Anything goes in this format, and 16 players went home Thursday, some in cruel fashion.
"Match play is an animal that's all about the moment," Woods said after his 3-and-2 victory over Arron Oberholser. "It's not about building toward Sunday. If you don't play well, you're going home."
Or in the case of Mickelson, you can play great and still go home.
Lefty birdied his first two holes. He hit a 3-wood from 317 yards to 5 feet for eagle on the 635-yard fifth hole. He added three birdies in a four-hole stretch to start the back nine. And he lost on the 17th hole to Stuart Appleby's ninth birdie of the round.
"It was a good match, but unfortunately, I just didn't shoot low enough," Mickelson said before heading home to San Diego for a long weekend off. He has never made it past the quarterfinals.
K.J. Choi didn't make a single birdie over his final 12 holes and finished his day at even par. He'll be back Friday after winning in 19 holes over Ian Poulter, who again didn't live up to his potential and played slightly worse.
"You do know there's a 15th hole out there," Justin Leonard said to Byrd, and it was a fair question because Byrd hasn't gotten that far in his two matches.
Stricker delivered the dramatics against Presidents Cup teammate Hunter Mahan, closing with three straight birdies to win in 20 holes for the second straight day. Stricker made a 10-foot birdie on the 19th hole to stay in the match and then buried a birdie putt just inside 50 feet on the next hole to advance.
"I'm still playing. That's the key to this event," Stricker said. "The key is to be standing and going on to the next day, no matter how many holes it goes. I feel fortunate."
David Toms had no fortune at all. His back flared up late in his first-round victory over Masters champion Zach Johnson, and the pain was such that he had to withdraw before facing Aaron Baddeley, giving the Australian a day off.
Next up for Baddeley is a third-round date with Woods.
Woods had to play his final five holes in 5-under par to rally against J.B. Holmes in the first round. He had so such worries against Oberholser, playing in his first tournament of the year because of a shoulder injury. He hit his second shot into the desert to lose the opening hole and didn't win a hole until a birdie at the 12th.
"You'd better get organized quick and get off to a quick start and never give holes away," Woods said. "That's one of the things that I did today versus yesterday. I never gave Arron a hole. He had to earn holes."

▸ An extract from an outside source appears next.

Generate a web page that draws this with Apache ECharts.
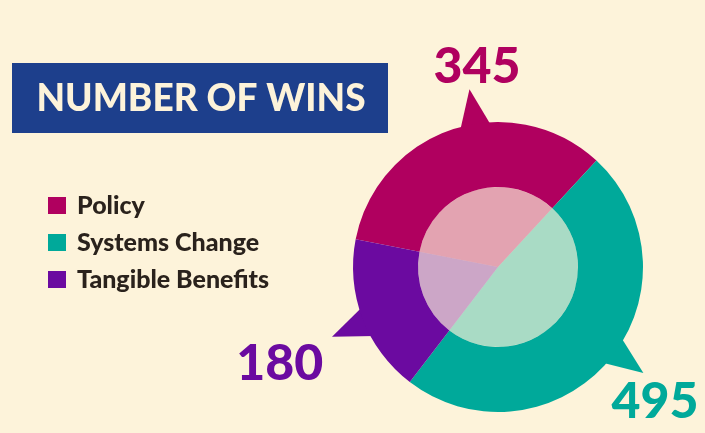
<!DOCTYPE html>
<html>
<head>
<meta charset="utf-8">
<script src="https://cdn.jsdelivr.net/npm/echarts@6/dist/echarts.min.js"></script>
<style>
    html, body { margin: 0; padding: 0; background: #fdf3da; }
    #main { width: 705px; height: 433px; }
</style>
</head>
<body>
<div id="main"></div>
<script>
// data
var categories = ['Policy', 'Systems Change', 'Tangible Benefits']
var wins = [345, 495, 180]
var colors = ['#b0005f', '#00a99a', '#6b0aa0']
// nudges so the big numbers and pointers sit where the designer put them
var labelOffsets = [[45, 1], [-5, -2], [-20, 22]]
var pointerNudge = [-9, 4, 2] // degrees, counter-clockwise

var total = wins.reduce(function (a, b) { return a + b }, 0)
var startAngle = 169
var center = [498, 267]

var pieData = [], pointerData = [], labelData = []
var cum = 0
wins.forEach(function (v, i) {
    pieData.push({ name: categories[i], value: v, itemStyle: { color: colors[i] } })
    var mid = cum + v / 2
    var at = mid - pointerNudge[i] / 360 * total
    var deg = startAngle - at / total * 360
    pointerData.push({ value: [160, at], symbolRotate: deg - 90, itemStyle: { color: colors[i] } })
    labelData.push({ value: [212, mid, v], label: { color: colors[i], offset: labelOffsets[i] } })
    cum += v
})

var myChart = echarts.init(document.getElementById('main'))
var options = {
    backgroundColor: '#fdf3da',
    animation: false,
    graphic: [
        {
            type: 'rect',
            x: 12, y: 63,
            shape: { width: 376, height: 70 },
            style: { fill: '#1d3f8c' }
        },
        {
            type: 'text',
            x: 201, y: 99,
            style: {
                text: 'NUMBER OF WINS',
                fill: '#fdf3da',
                font: '900 37px Lato',
                textAlign: 'center',
                textVerticalAlign: 'middle'
            }
        }
    ],
    legend: {
        orient: 'vertical',
        left: 43,
        top: 188,
        icon: 'rect',
        itemWidth: 18,
        itemHeight: 17,
        itemGap: 12,
        selectedMode: false,
        data: categories,
        textStyle: {
            fontFamily: 'Lato',
            fontWeight: 900,
            fontSize: 25,
            color: '#2a221c',
            padding: [0, 0, 0, 6]
        }
    },
    polar: { center: center, radius: 260 },
    angleAxis: {
        type: 'value', min: 0, max: total, startAngle: startAngle, clockwise: true, show: false
    },
    radiusAxis: { type: 'value', min: 0, max: 260, show: false },
    series: [
        {
            type: 'scatter',
            coordinateSystem: 'polar',
            symbol: 'triangle',
            symbolSize: [32, 40],
            silent: true,
            z: 1,
            itemStyle: { opacity: 1 },
            data: pointerData
        },
        {
            name: 'wins',
            type: 'pie',
            center: center,
            radius: [80, 145],
            startAngle: startAngle,
            clockwise: true,
            silent: true,
            z: 2,
            label: { show: false },
            labelLine: { show: false },
            data: pieData
        },
        {
            name: 'inner',
            type: 'pie',
            center: center,
            radius: [0, 80],
            startAngle: startAngle,
            clockwise: true,
            silent: true,
            z: 2,
            itemStyle: { opacity: 0.33 },
            label: { show: false },
            labelLine: { show: false },
            data: pieData
        },
        {
            type: 'scatter',
            coordinateSystem: 'polar',
            symbolSize: 0,
            silent: true,
            z: 3,
            itemStyle: { opacity: 1 },
            label: {
                show: true,
                position: 'inside',
                fontFamily: 'Lato',
                fontWeight: 900,
                fontSize: 50,
                formatter: function (p) { return p.value[2] }
            },
            data: labelData
        }
    ]
}
myChart.setOption(options)
</script>
</body>
</html>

Match play delivered some key moments on a sunny day amid saguaros and sagebrush.
The most bizarre match was the final one of the second round. Stenson was 4 up through eight holes against Trevor Immelman, but it took him 17 more holes to win, and he was lucky to get by.

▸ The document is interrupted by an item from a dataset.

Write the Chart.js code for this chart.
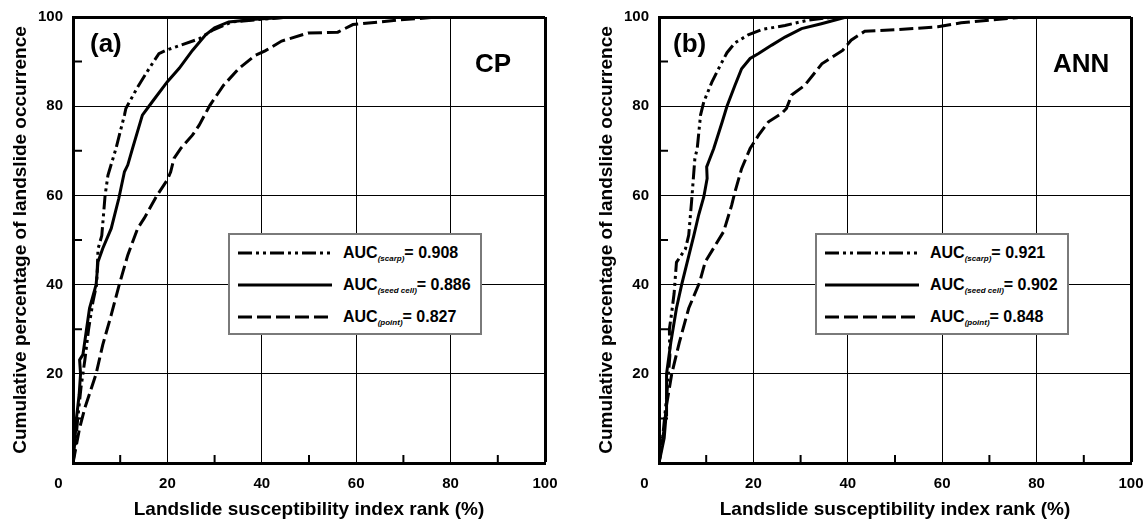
<!DOCTYPE html>
<html>
<head>
<meta charset="utf-8">
<script src="https://cdn.jsdelivr.net/npm/chart.js@4.4.1/dist/chart.umd.min.js"></script>
<style>
  body { margin: 0; background: #fff; font-family: "Liberation Sans", Arial, sans-serif; }
  #wrap { position: relative; width: 1145px; height: 521px; overflow: hidden; }
  .panel { position: absolute; top: 0; width: 559px; height: 521px; }
  .panel canvas { position: absolute; left: 0; top: 0; }
  .tag { position: absolute; font-weight: bold; font-size: 26px; line-height: 26px; color: #000; }
  .legend {
    position: absolute; left: 228px; top: 233px; width: 254px; height: 102px;
    box-sizing: border-box; background: #fff; border: 2px solid #7a7a7a; padding-top: 2px;
  }
  .row { display: flex; align-items: center; height: 32px; }
  .row svg { margin-left: 8px; flex: none; }
  .row span { margin-left: 11px; font-weight: bold; font-size: 16px; color: #000; white-space: nowrap; }
  .row sub { font-size: 8px; font-style: italic; vertical-align: baseline; position: relative; top: 3px; }
</style>
</head>
<body>
<div id="wrap">
  <div class="panel" style="left:0px">
    <canvas id="cp" width="559" height="521"></canvas>
    <div class="tag" style="left:90px; top:30px">(a)</div>
    <div class="tag" style="left:475px; top:50px">CP</div>
    <div class="legend" id="legend-cp"></div>
  </div>
  <div class="panel" style="left:586px">
    <canvas id="ann" width="559" height="521"></canvas>
    <div class="tag" style="left:87px; top:30px">(b)</div>
    <div class="tag" style="left:467px; top:50px">ANN</div>
    <div class="legend" id="legend-ann" style="left:229px"></div>
  </div>
</div>
<script>
const xTitle = "Landslide susceptibility index rank (%)";
const yTitle = "Cumulative percentage of landslide occurrence";
const seriesNames = ["scarp", "seed cell", "point"];
const cpAuc = ["0.908", "0.886", "0.827"];
const annAuc = ["0.921", "0.902", "0.848"];
const minorTicks = [10, 30, 50, 70, 90];

// [rank %, cumulative %]
const cpScarp = [
  [0, 0], [0.6, 5], [1, 10], [1.7, 17], [2.5, 23], [3.3, 30], [4.2, 36], [5, 40],
  [5.2, 45], [5.3, 48], [6.1, 51], [6.8, 60], [7.4, 64.5], [9.1, 70.5], [10.9, 78],
  [11.2, 79.5], [13.7, 84.3], [16.1, 88.4], [18.2, 91.8], [19.6, 92.5], [21.8, 93.3],
  [26.7, 95.1], [29.5, 97], [33.7, 98.9], [40, 99.5], [46, 100],
];
const cpSeed = [
  [0, 0], [0.4, 5], [0.7, 9.7], [1.3, 15.3], [1.6, 20], [1.4, 23.1], [2.1, 24.3],
  [2.8, 29.5], [3.5, 34.7], [4.9, 40], [5.3, 45.1], [6.3, 48.1], [8.1, 52.6],
  [9.7, 59.3], [10.9, 65.3], [11.6, 66.8], [12.6, 70.5], [14.7, 78], [16.8, 81],
  [20, 85.5], [22.5, 88.5], [25.3, 92.5], [28.1, 96], [30, 97.6], [33, 98.9],
  [38.6, 99.5], [46, 100],
];
const cpPoint = [
  [0, 0], [1.4, 7.8], [2.5, 12.3], [4.9, 20], [6.3, 26.5], [8.1, 33.2], [9.8, 40],
  [11.6, 46.6], [13.7, 52.6], [15.1, 54.9], [17.8, 60], [20, 63.5], [20.7, 65.3],
  [21.4, 68.3], [22.8, 70.5], [25.3, 73.5], [26.7, 75.7], [29, 80.2], [31.9, 84.7],
  [35.1, 88.4], [38.6, 91.4], [40.7, 92.4], [44.2, 94.6], [49.8, 96.4], [56.1, 96.6],
  [59.3, 98.3], [68.8, 99.3], [77.5, 100],
];
const annScarp = [
  [0, 0], [0.8, 6], [1.6, 14.6], [2.3, 24], [2.2, 30], [2.6, 33], [3.2, 38],
  [3.7, 45], [5.6, 48], [6.3, 51.1], [6.9, 58.6], [7.6, 68.3], [8.1, 70.5],
  [8.8, 78], [9.5, 81], [11.2, 85.4], [13, 89.2], [14.4, 92], [16.1, 94.2],
  [18.9, 96], [21.8, 97.2], [26.7, 98.1], [31.6, 99.3], [36.5, 99.9], [48, 100],
];
const annSeed = [
  [0, 0], [1.1, 5.6], [1.5, 10.8], [1.6, 20], [2.5, 27], [3.7, 34.7], [4.8, 40],
  [6.7, 48.1], [7.4, 51.1], [8.4, 55.6], [9.5, 59.7], [10.2, 63.8], [10.1, 66.4],
  [10.5, 67.5], [11.6, 70.5], [13.4, 76.5], [14.4, 80], [16.1, 84.7], [17.5, 88.4],
  [19.3, 90.7], [21.1, 91.8], [23.9, 93.7], [26.7, 95.5], [30.2, 97.4], [34.4, 98.5],
  [39.3, 99.9], [45, 100],
];
const annPoint = [
  [0, 0], [1, 7], [1.6, 13], [2.7, 20], [4.3, 27], [6.3, 34.7], [8.6, 40.5],
  [9.8, 45.1], [13.7, 51.9], [15.4, 57.8], [16.1, 60.8], [17.5, 66], [19.3, 70.5],
  [21.1, 73.5], [23.2, 76.5], [26, 78.4], [27, 79.5], [28.1, 82.5], [30.9, 84.7],
  [34.5, 89.5], [38.9, 92.5], [40.7, 94.8], [43.6, 96.8], [50.7, 97.2], [59.1, 97.8],
  [64, 98.7], [70, 99.3], [77.5, 100],
];

const dashes = [[14, 4, 3, 4, 3, 4], [], [14, 5]];
const family = "'Liberation Sans', Arial, sans-serif";

const minorTickPlugin = {
  id: "minorTicks",
  afterDatasetsDraw(chart) {
    const { ctx, chartArea, scales } = chart;
    ctx.save();
    ctx.strokeStyle = "#000";
    ctx.lineWidth = 2;
    minorTicks.forEach((v) => {
      const px = scales.x.getPixelForValue(v);
      const py = scales.y.getPixelForValue(v);
      ctx.beginPath();
      ctx.moveTo(px, chartArea.bottom);
      ctx.lineTo(px, chartArea.bottom - 8);
      ctx.moveTo(chartArea.left, py);
      ctx.lineTo(chartArea.left + 9, py);
      ctx.stroke();
    });
    ctx.restore();
  },
};

const makeChart = (canvasId, curves) =>
  new Chart(document.getElementById(canvasId).getContext("2d"), {
    type: "line",
    data: {
      datasets: curves.map((curve, i) => ({
        label: seriesNames[i],
        data: curve.map(([x, y]) => ({ x, y })),
        borderColor: "#000",
        borderWidth: 3,
        borderDash: dashes[i],
        pointRadius: 0,
        tension: 0,
        fill: false,
      })),
    },
    options: {
      responsive: false,
      animation: false,
      events: [],
      layout: { padding: { top: 17, right: 14, left: 0, bottom: 0 } },
      plugins: { legend: { display: false }, tooltip: { enabled: false } },
      scales: {
        x: {
          type: "linear",
          min: 0,
          max: 100,
          border: { color: "#000", width: 3 },
          grid: {
            color: "#000",
            drawTicks: false,
            lineWidth: (c) => (c.tick && c.tick.value === 100 ? 3 : 1),
          },
          ticks: {
            stepSize: 20,
            padding: 12,
            color: "#000",
            maxRotation: 0,
            autoSkip: false,
            font: { size: 15, weight: "bold", family },
            callback: (v) => (v === 0 ? "0" + "\u00a0".repeat(7) : v),
          },
          title: {
            display: true,
            text: xTitle,
            color: "#000",
            font: { size: 19, weight: "bold", family },
            padding: { top: 0, bottom: 0 },
          },
          afterFit: (s) => {
            s.height = 58;
            s.paddingLeft = 0;
            s.paddingRight = 0;
          },
        },
        y: {
          type: "linear",
          min: 0,
          max: 100,
          border: { color: "#000", width: 3 },
          grid: {
            color: "#000",
            drawTicks: false,
            lineWidth: (c) => (c.tick && c.tick.value === 100 ? 3 : 1),
          },
          ticks: {
            stepSize: 20,
            padding: 10,
            color: "#000",
            font: { size: 15, weight: "bold", family },
            callback: (v) => (v === 0 ? "" : v),
          },
          title: {
            display: true,
            text: yTitle,
            color: "#000",
            font: { size: 19, weight: "bold", family },
            padding: { top: 9, bottom: 0 },
          },
          afterFit: (s) => {
            s.width = 73;
            s.paddingTop = 0;
            s.paddingBottom = 0;
          },
        },
      },
    },
    plugins: [minorTickPlugin],
  });

const fillLegend = (id, aucs) => {
  const box = document.getElementById(id);
  aucs.forEach((auc, i) => {
    const row = document.createElement("div");
    row.className = "row";
    row.innerHTML =
      `<svg width="94" height="8"><line x1="0" y1="4" x2="94" y2="4" stroke="#000" stroke-width="3" stroke-dasharray="${dashes[i].join(" ") || "none"}"/></svg>` +
      `<span>AUC<sub>(${seriesNames[i]})</sub>= ${auc}</span>`;
    box.appendChild(row);
  });
};

makeChart("cp", [cpScarp, cpSeed, cpPoint]);
makeChart("ann", [annScarp, annSeed, annPoint]);
fillLegend("legend-cp", cpAuc);
fillLegend("legend-ann", annAuc);
</script>
</body>
</html>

Immelman, who lost in the semifinals to Stenson last year, drove the 314-yard seventh green and had 20 feet left for eagle, while Stenson hit into a bunker. Stenson blasted out to 3 feet, and Immelman's eagle putt slid 6 feet by the cup. He missed it for par, and Stenson calmly knocked in his birdie for the win.
"I'm just happy I hung in there," said Stenson, who has played 43 holes in two days.
All that mattered was advancing to the third round.
"I don't need to savor the victory," Appleby said of beating the No. 2 player in the world. "Does it mean any more? No. It just means I'm advancing. I don't get a bonus for beating him. Yes, I have to get through one of the best players to move on, so that's been done."
Appleby has not reached the third round since 2001 in Australia.
Colin Montgomerie has not been this far since 2004, and it could not have come at a better time. He is No. 62 in the world and needs all the ranking points he can get to reach the Masters.
After building a 2-up lead over Charles Howell III, the match turned in the American's favor when Howell birdied five of the next six holes to take the lead. Monty put on his Ryder Cup cap, birdied three of the next four and held on for a 1-up victory.
Stenson's match was the longest. Stricker's was the most riveting.
Stricker has never trailed in 40 holes, although Mahan made him sweat. Mahan holed an 8-foot birdie on the 17th to square the match, and after Stricker hit his approach to 2 feet on the 18th, Mahan made birdie from 15 feet to go extra holes.
Then came the 20th hole, the par-4 fourth, with both players some 50 feet away.
Stricker's putt banged off the back of the cup and dropped, and he stretched out his fist to celebrate.
"It was going fast, but it looked good the whole way," Stricker said.